• **CHALLENGE**: Find the string "this" and gather every line that holds it.

======== RECORDS TO USE

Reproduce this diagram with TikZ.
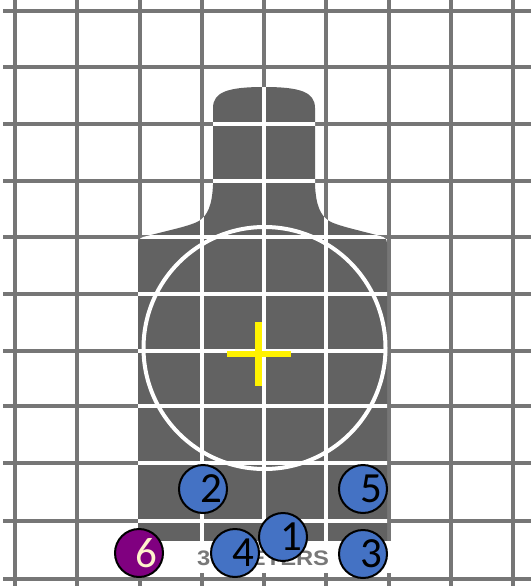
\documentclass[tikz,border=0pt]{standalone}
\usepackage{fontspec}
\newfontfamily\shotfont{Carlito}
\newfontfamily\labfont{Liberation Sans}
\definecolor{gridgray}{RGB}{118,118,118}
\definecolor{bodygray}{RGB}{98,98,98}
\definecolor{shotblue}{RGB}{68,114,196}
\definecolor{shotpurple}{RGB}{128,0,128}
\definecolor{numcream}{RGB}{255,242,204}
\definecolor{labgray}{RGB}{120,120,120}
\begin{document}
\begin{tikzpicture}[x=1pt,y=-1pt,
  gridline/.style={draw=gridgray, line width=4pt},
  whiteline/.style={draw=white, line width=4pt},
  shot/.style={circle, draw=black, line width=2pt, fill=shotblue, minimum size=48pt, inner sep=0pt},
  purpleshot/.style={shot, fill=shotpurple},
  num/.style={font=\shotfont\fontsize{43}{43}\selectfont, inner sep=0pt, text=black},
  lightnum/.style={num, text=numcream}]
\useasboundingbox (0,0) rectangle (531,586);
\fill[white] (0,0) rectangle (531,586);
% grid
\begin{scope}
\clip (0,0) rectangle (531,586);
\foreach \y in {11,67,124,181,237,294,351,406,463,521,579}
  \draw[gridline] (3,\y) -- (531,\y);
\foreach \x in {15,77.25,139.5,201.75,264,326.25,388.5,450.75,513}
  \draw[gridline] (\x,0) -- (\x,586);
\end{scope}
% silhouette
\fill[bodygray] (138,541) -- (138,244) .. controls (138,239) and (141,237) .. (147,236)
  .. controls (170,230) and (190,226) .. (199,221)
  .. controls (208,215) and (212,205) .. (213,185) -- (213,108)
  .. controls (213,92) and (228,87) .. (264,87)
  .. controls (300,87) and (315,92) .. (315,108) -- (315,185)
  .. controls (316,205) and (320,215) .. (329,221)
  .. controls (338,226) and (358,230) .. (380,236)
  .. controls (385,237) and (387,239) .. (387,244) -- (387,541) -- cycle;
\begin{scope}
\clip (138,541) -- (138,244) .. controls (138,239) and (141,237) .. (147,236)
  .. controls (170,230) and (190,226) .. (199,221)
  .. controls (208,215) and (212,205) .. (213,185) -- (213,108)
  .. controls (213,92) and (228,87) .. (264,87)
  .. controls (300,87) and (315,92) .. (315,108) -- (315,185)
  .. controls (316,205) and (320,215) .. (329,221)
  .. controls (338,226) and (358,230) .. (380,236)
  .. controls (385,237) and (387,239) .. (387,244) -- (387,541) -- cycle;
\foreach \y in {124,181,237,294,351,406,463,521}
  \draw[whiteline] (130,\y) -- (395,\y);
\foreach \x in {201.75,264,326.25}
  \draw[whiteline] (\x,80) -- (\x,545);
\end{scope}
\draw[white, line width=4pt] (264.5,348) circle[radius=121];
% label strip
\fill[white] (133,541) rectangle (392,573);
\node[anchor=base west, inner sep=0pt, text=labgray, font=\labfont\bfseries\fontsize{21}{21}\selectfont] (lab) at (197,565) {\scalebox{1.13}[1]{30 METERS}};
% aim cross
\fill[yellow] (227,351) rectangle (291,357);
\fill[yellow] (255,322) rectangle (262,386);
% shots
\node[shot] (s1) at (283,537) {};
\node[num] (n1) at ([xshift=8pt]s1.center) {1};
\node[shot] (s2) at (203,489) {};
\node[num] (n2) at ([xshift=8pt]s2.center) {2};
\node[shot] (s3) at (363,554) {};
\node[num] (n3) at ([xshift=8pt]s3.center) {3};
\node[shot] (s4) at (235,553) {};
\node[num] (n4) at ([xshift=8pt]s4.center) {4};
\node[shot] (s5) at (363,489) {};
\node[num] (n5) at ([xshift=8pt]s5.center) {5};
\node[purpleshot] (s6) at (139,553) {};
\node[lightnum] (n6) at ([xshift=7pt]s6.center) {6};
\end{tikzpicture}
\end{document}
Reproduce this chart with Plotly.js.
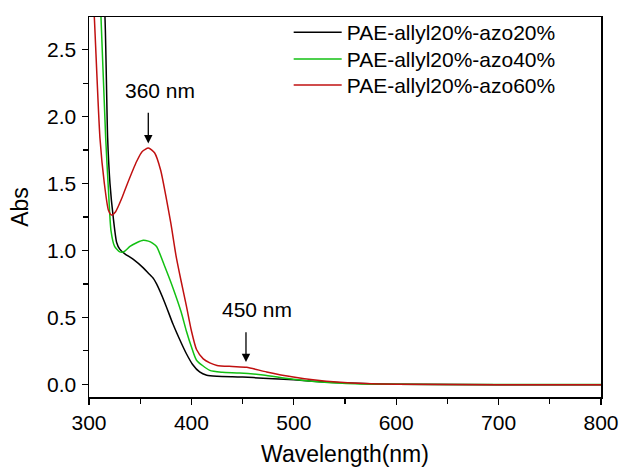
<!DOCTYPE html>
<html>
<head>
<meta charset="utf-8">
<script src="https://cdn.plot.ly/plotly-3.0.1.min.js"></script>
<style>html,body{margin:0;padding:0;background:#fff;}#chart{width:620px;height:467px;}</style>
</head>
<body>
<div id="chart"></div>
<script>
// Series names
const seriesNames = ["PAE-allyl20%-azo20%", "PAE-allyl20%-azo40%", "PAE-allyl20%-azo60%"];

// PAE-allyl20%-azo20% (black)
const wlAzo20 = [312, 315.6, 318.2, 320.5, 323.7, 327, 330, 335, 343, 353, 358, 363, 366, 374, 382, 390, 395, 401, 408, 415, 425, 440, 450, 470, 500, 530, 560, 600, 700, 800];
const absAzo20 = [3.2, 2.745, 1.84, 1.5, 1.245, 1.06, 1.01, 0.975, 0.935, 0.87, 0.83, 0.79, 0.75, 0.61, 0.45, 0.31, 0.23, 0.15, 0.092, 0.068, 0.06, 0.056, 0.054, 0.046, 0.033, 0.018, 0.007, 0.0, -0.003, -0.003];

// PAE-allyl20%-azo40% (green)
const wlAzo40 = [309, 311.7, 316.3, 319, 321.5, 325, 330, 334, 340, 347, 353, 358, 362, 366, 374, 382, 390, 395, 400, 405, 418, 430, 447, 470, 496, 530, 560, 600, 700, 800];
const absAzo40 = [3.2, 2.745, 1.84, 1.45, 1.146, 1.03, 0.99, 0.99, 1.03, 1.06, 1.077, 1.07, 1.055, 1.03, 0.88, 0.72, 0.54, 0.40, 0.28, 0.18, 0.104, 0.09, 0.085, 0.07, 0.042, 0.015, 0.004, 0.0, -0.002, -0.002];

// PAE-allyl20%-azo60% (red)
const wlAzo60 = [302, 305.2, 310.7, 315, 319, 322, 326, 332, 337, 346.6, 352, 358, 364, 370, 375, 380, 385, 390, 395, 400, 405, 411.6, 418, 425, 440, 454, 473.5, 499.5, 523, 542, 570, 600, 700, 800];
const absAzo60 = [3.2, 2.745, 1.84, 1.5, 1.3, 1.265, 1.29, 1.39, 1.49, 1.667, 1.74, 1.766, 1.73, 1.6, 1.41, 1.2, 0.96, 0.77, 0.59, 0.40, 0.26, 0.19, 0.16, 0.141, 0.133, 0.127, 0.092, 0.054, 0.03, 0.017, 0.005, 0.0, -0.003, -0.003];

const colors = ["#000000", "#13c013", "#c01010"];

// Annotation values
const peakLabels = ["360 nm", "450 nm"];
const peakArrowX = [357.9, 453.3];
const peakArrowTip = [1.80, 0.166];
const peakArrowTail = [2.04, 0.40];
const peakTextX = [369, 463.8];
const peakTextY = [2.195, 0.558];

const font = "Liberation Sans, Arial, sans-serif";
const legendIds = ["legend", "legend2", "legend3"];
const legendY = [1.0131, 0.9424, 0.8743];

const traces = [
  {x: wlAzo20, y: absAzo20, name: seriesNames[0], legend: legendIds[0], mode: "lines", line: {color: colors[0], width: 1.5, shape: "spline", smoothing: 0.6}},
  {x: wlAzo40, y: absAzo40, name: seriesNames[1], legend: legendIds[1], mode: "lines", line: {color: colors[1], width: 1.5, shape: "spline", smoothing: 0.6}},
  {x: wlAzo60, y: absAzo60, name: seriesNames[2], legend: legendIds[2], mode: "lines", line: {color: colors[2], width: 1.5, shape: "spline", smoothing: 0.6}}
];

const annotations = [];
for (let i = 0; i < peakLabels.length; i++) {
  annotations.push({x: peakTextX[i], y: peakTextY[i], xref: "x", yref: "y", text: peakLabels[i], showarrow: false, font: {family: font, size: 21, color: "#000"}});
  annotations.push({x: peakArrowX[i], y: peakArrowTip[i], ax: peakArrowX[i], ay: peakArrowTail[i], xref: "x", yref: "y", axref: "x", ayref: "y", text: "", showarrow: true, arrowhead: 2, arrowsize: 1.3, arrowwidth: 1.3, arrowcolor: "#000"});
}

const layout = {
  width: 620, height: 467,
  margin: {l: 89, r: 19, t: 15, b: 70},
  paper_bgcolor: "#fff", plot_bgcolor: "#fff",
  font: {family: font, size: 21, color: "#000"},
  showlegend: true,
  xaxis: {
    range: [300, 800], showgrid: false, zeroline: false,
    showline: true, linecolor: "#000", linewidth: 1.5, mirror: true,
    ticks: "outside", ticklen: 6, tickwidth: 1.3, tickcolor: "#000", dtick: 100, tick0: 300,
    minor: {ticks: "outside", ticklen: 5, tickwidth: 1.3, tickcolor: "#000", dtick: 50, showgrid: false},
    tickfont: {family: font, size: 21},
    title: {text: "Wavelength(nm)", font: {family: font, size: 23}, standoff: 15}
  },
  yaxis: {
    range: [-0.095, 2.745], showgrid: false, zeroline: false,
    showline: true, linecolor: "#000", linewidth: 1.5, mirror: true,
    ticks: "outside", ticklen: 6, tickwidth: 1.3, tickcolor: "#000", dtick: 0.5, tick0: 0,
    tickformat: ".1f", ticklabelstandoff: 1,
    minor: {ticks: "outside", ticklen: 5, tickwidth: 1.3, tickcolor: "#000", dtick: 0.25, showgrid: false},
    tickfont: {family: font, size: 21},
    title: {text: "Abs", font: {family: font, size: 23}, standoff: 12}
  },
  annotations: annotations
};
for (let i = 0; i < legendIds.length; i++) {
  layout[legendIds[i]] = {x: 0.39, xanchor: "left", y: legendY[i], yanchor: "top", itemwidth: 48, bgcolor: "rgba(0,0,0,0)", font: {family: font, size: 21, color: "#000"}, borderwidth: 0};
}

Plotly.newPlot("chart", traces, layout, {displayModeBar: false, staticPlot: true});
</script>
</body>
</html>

================

• **RESULT OF THE TASK**:
Reproduce this diagram with TikZ.
Reproduce this chart with Plotly.js.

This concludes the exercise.